Chinese battery-makers have compensated by turning to the export market. Exports hit a record 199 million units in 2021 and were up another 10% year-on-year in January-November last year, more than offsetting any domestic weakness.
Battery export demand has helped underpin domestic usage, while the shipment of almost 200,000 tonnes of primary refined metal to Western markets over the last two years has left China’s own inventories looking depleted.
It’s highly uncertain if China has the capacity to keep plugging Western supply-chain gaps going forwards.
The lead market that has been trying to rebalance for two years and the return of Nyrstar’s Port Pirie smelter in Australia after three months of maintenance should help.
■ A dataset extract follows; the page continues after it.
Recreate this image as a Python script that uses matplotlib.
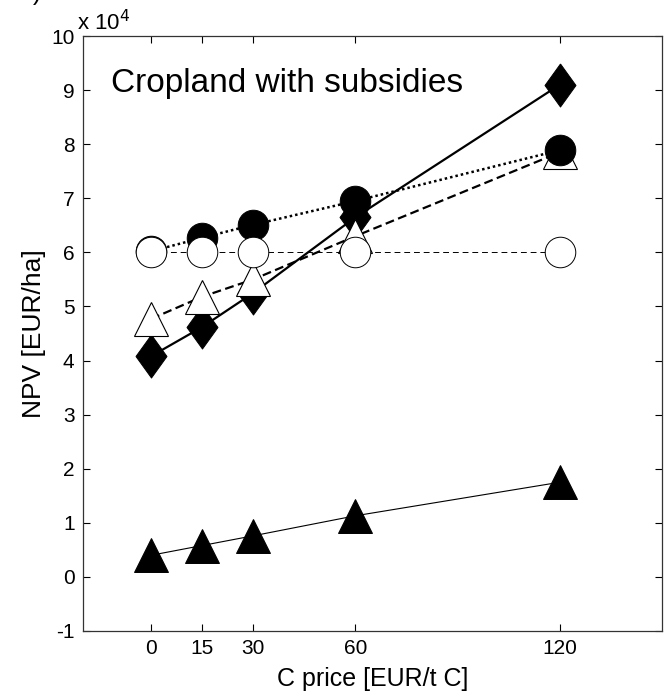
import numpy as np
import matplotlib
matplotlib.use("Agg")
import matplotlib.pyplot as plt

plt.rcParams['font.family'] = ['Liberation Sans', 'DejaVu Sans']
plt.rcParams['axes.unicode_minus'] = False

# C price [EUR/t C]
price = [0, 15, 30, 60, 120]
price_labels = ['0', '15', '30', '60', '120']

# NPV [EUR/ha]
npv_diamond = [40800, 46200, 52500, 66500, 91000]
npv_circle_filled = [60200, 62700, 65100, 69500, 78900]
npv_tri_open = [47700, 51800, 55000, 63000, 78500]
npv_circle_open = [60000, 60000, 60000, 60000, 60000]
npv_tri_filled = [4000, 5800, 7600, 11300, 17500]

scale = 1e4

fig = plt.figure(figsize=(6.69, 6.93), dpi=100)
ax = fig.add_axes([0.124, 0.0895, 0.8655, 0.8585])

x = np.array(price)

# drawing order matters for overlaps
ax.plot(x, np.array(npv_diamond) / scale, color='black', lw=1.6, ls='-',
        marker=[(0, 1), (0.72, 0), (0, -1), (-0.72, 0), (0, 1)],
        ms=31, mfc='black', mec='black', mew=0.7)
ax.plot(x, np.array(npv_tri_open) / scale, color='black', lw=1.6, ls=(0, (4, 2)),
        marker='^', ms=24, mfc='white', mec='black', mew=0.8)
ax.plot(x, np.array(npv_circle_filled) / scale, color='black', lw=1.8, ls=(0, (1, 1.2)),
        marker='o', ms=22, mfc='black', mec='black', mew=0.7)
ax.plot(x, np.array(npv_circle_open) / scale, color='black', lw=0.7, ls=(0, (6, 4)),
        marker='o', ms=22, mfc='white', mec='black', mew=0.7)
ax.plot(x, np.array(npv_tri_filled) / scale, color='black', lw=0.8, ls='-',
        marker='^', ms=24, mfc='black', mec='black', mew=0.7)

ax.set_xlim(-20, 150)
ax.set_ylim(-1, 10)
ax.set_xticks(price)
ax.set_xticklabels(price_labels)
ax.set_yticks(np.arange(-1, 11, 1))

ax.tick_params(direction='in', top=True, right=True, length=5, width=0.8,
               labelsize=15, pad=6)
for s in ax.spines.values():
    s.set_linewidth(0.9)
    s.set_color('#333333')

ax.set_xlabel('C price [EUR/t C]', fontsize=18, labelpad=6)
ax.set_ylabel('NPV [EUR/ha]', fontsize=19, labelpad=4)

ax.text(-11.8, 8.97, 'Cropland with subsidies', fontsize=24, va='baseline', ha='left')

# MATLAB style exponent label
ax.text(-21.8, 10.11, r'x 10$^{4}$', fontsize=16, va='baseline', ha='left')

# panel label, mostly cut off at the top edge
fig.text(42 / 669, 1.0, 'b)', fontsize=18, ha='right', va='baseline')

fig.savefig('out.png', dpi=100)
Still missing in action, though, is the 155,000-tonne per year Stolberg plant, which is in the process of being purchased by trade house Trafigura and which will be managed by Nyrstar. Although repairs to the 2021 flooding have been completed, a restart is dependent on regulatory approval of Trafigura’s purchase which is still pending.
Lead demand, meanwhile, will be determined by the state of play in the automotive sector with Chinese recovery playing out against European recession.
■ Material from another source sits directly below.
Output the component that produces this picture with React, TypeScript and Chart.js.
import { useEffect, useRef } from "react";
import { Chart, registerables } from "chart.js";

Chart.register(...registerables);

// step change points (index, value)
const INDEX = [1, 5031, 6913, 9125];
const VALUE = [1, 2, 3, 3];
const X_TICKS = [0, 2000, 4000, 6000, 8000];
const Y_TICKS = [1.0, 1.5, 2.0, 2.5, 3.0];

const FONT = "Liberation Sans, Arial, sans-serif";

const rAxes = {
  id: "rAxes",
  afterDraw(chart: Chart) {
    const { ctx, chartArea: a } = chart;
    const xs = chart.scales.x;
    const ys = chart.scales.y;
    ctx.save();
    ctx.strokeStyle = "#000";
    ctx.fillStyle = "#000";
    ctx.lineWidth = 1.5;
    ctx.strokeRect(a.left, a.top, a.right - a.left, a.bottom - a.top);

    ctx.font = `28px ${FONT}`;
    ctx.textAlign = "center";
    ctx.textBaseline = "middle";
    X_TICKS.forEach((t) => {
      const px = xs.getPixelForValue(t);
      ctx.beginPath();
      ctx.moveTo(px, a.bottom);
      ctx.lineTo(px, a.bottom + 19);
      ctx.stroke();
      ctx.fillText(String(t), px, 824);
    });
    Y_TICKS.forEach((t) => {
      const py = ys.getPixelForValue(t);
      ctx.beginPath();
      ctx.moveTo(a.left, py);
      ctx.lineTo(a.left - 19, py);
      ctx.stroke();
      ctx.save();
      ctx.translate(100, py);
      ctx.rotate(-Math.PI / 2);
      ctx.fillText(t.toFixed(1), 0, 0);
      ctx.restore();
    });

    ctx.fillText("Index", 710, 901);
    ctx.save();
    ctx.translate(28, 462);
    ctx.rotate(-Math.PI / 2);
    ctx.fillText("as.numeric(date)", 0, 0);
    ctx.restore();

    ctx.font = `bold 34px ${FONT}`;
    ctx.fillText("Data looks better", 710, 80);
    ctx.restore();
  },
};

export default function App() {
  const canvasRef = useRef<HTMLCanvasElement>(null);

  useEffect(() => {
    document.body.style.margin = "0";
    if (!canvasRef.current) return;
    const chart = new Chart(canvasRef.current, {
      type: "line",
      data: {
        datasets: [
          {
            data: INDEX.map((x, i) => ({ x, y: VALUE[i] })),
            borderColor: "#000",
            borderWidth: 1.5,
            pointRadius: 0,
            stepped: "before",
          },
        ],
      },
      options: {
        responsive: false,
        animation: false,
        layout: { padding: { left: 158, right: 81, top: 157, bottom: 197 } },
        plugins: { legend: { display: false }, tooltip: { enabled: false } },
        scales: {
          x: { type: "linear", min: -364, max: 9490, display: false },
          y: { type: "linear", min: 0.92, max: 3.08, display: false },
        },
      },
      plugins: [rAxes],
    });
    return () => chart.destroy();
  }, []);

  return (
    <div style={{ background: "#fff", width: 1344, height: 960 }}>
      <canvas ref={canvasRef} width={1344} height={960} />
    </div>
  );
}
It’s worth remembering, though, that lead is in part insulated from the broader economic cycle by the need for replacement batteries, which tend to fail every few years, particularly in the sort of wintry conditions that have just hit North America.
What normally acts as something of a price cushion for lead may this year accentuate the continuing supply-demand imbalances in Western markets.
The ILZSG’s most recent October forecast was for another consecutive year of supply shortfall in 2023 to the tune of 42,000 tonnes.
Lead’s new fund friends could be in for a turbulent ride before a return to the more pedestrian performances of the past.
(The opinions expressed here are those of the author, Andy Home, a columnist for Reuters.)